Engels l’anticipait dans les mathématiques : « Prenons une grandeur algébrique quelconque, par exemple a. Nions-la, nous avons – a. Nions cette négation en multipliant – a par – a, nous avons + a2, c’est-à-dire la grandeur positive primitive, mais à un degré supérieur, à la seconde puissance. Ici non plus, il n’importe pas que nous puissions obtenir le même a2 en multipliant le a positif par lui-même pour parvenir aussi à a2. Car la négation niée est si ancrée dans a2 qu’il a dans tous les cas deux racines carrées, soit a et -a. Et cette impossibilité de se débarrasser de la négation niée, de la racine négative contenue dans le carré prend une signification très sensible dès les équations du second degré. »… [Dialectique de la nature – Engels]

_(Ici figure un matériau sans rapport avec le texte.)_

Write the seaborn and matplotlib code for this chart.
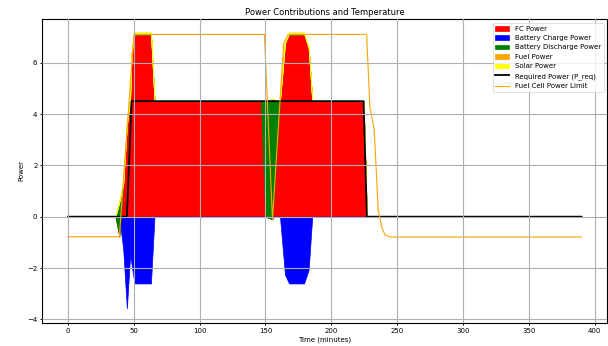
import matplotlib
matplotlib.use("Agg")
import matplotlib.pyplot as plt
import seaborn as sns
import numpy as np

# ---- data ----
time = [0, 36, 39, 42, 44.7, 47.2, 48.3, 50.5, 63, 65.7, 146.5, 149.8, 155.3,
        161.0, 164.8, 167.9, 179.3, 182.8, 185.5, 224.5, 227.0, 390]
p_req = [0, 0, 0, 0, 0, 3.1, 4.5, 4.5, 4.5, 4.5, 4.5, 4.5, 4.5,
         4.5, 4.5, 4.5, 4.5, 4.5, 4.5, 4.5, 0, 0]
fc_power = [0, 0, -0.78, 1.3, 3.57, 4.6, 6.37, 7.1, 7.1, 4.5, 4.5, 0.0, -0.1,
            4.5, 6.76, 7.1, 7.1, 6.56, 4.5, 4.5, 0, 0]
batt_charge = [0, 0, 0, -1.3, -3.57, -1.5, -1.87, -2.6, -2.6, 0, 0, 0, 0,
               0, -2.26, -2.6, -2.6, -2.06, 0, 0, 0, 0]
batt_discharge = [0, 0, 1.36, 0, 0, 0, 0, 0, 0, 0, 0, 4.5, 4.68,
                  0, 0, 0, 0, 0, 0, 0, 0, 0]
fuel_power = [0, 0, 0, 0, 0, 0, 0, 0.07, 0.07, 0, 0, 0, 0,
              0, 0, 0.07, 0.07, 0, 0, 0, 0, 0]
solar_power = [0] * 22

limit_time = [0, 39.0, 50.1, 149.2, 155.3, 163.8, 167.2, 226.8, 229.3, 232.6,
              235.6, 238.2, 240.7, 244.5, 390]
fc_limit = [-0.78, -0.78, 7.1, 7.1, -0.1, 6.75, 7.1, 7.1, 4.29, 3.38,
            0.26, -0.39, -0.71, -0.79, -0.79]

# ---- style ----
plt.rcParams.update({
    "font.family": ["DejaVu Sans"],
    "font.size": 10,
    "axes.linewidth": 1.6,
    "xtick.major.width": 1.4,
    "ytick.major.width": 1.4,
})

fig = plt.figure(figsize=(12.16, 6.92), dpi=50)
ax = fig.add_axes([0.0696, 0.0673, 0.929, 0.877])

t = np.array(time)
fc = np.array(fc_power)
ch = np.array(batt_charge)
dis = np.array(batt_discharge)
fu = np.array(fuel_power)
so = np.array(solar_power)

ax.fill_between(t, 0, fc, color="red", label="FC Power")
ax.fill_between(t, 0, ch, color="blue", label="Battery Charge Power")
ax.fill_between(t, fc, fc + dis, color="green", label="Battery Discharge Power")
ax.fill_between(t, fc + dis, fc + dis + fu, color="orange", label="Fuel Power")
ax.fill_between(t, fc + dis + fu, fc + dis + fu + so, color="yellow", label="Solar Power")

sns.lineplot(x=time, y=p_req, color="black", linewidth=2.6, label="Required Power (P_req)",
             ax=ax, estimator=None, sort=False)
sns.lineplot(x=limit_time, y=fc_limit, color="orange", linewidth=1.6,
             label="Fuel Cell Power Limit", ax=ax, estimator=None, sort=False)

ax.set_xlim(-19.5, 409.5)
ax.set_ylim(-4.13, 7.69)
ax.set_xticks([0, 50, 100, 150, 200, 250, 300, 350, 400])
ax.set_yticks([-4, -2, 0, 2, 4, 6])
ax.grid(True, color="#b0b0b0", linewidth=1.6)
ax.set_axisbelow(False)

ax.set_title("Power Contributions and Temperature", fontsize=12)
ax.set_xlabel("Time (minutes)")
ax.set_ylabel("Power")
ax.legend(loc="upper right", fontsize=10)

fig.savefig("out.png", dpi=50)
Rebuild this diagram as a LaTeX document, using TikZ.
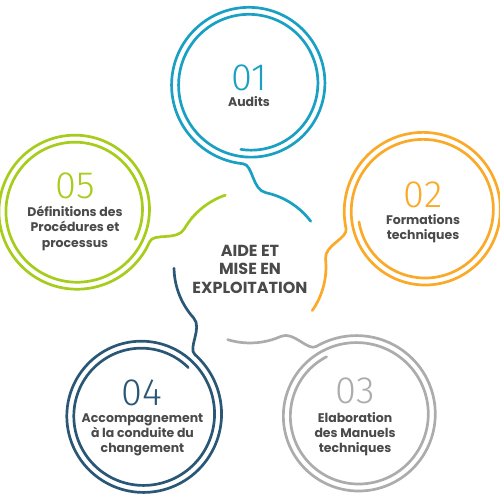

Egalement, les variateurs de vitesse reconstituent une onde de tension à l’aide d’impulsions de durée variable, que l’induction du moteur permet de « lisser » pour créer un courant sinusoïdal, lui aussi en deux dimensions. C’est un autre exemple de l’opposition entre valeur discrète et valeur analogique et de la transformation de la tension « discrète » en courant linéaire.
Dans l’ordinateur quantique, c’est une sphère qui figure la superposition et l’intrication quantique d’un Qubit. Il possède toujours deux pôles 0 ou 1, mais ils peuvent se superposer et prendre en même temps des valeurs conjuguées très variables. Le calcul utilise les états discrets (binaires, 0 et 1) pour la logique, tandis que les rotations continues (analogiques) sur la sphère régissent les opérations. Ici la position sur la sphère est une fonction de deux facteurs imaginaires et la quantité de combinaisons est infinie.
A présent la mise en pratique de la physique quantique dans les ordinateurs quantiques aboutit non seulement à la combinaison dialectique du continu et des quanta, mais à une multiplication à l’infini des états possibles.